DATA ROWS:
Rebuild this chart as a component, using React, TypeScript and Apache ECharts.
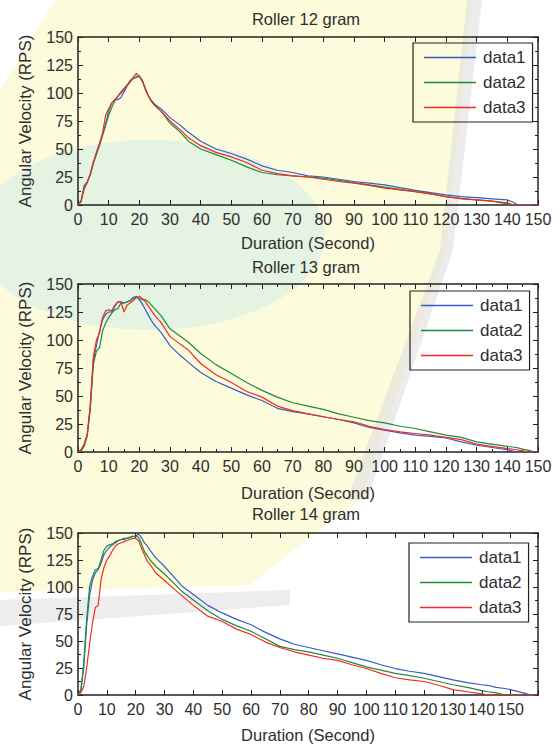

---

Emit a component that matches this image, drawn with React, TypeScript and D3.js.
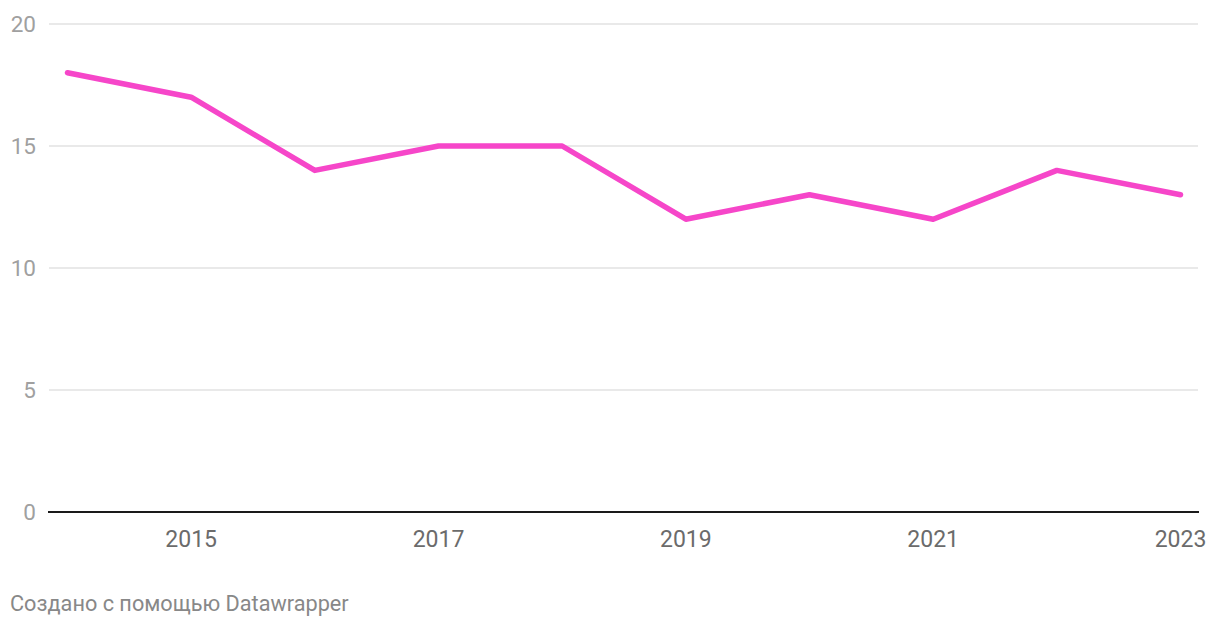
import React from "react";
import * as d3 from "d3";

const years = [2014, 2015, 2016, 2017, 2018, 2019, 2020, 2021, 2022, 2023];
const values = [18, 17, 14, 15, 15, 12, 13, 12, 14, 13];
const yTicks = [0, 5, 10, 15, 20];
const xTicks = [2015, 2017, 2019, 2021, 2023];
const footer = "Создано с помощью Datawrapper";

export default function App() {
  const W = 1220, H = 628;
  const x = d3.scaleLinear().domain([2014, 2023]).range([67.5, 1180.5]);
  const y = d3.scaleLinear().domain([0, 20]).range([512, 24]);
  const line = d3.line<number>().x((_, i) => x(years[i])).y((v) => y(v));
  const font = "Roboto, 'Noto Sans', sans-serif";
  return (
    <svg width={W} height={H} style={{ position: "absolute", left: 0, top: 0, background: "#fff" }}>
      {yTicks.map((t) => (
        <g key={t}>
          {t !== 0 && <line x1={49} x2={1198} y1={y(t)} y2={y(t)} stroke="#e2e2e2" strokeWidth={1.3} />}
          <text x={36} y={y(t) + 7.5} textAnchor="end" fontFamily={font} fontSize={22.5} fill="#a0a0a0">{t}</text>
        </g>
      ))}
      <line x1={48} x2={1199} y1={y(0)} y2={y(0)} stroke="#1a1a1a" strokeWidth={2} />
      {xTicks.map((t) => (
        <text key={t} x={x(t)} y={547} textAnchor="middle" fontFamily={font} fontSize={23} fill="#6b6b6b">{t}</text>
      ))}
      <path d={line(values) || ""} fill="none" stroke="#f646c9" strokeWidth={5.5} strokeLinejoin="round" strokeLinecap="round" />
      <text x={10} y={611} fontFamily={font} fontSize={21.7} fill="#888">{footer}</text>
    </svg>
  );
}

THE REQUEST: Copy out each line of the records where the string "React" appears.

RESPONSE:
Rebuild this chart as a component, using React, TypeScript and Apache ECharts.
Emit a component that matches this image, drawn with React, TypeScript and D3.js.
import React from "react";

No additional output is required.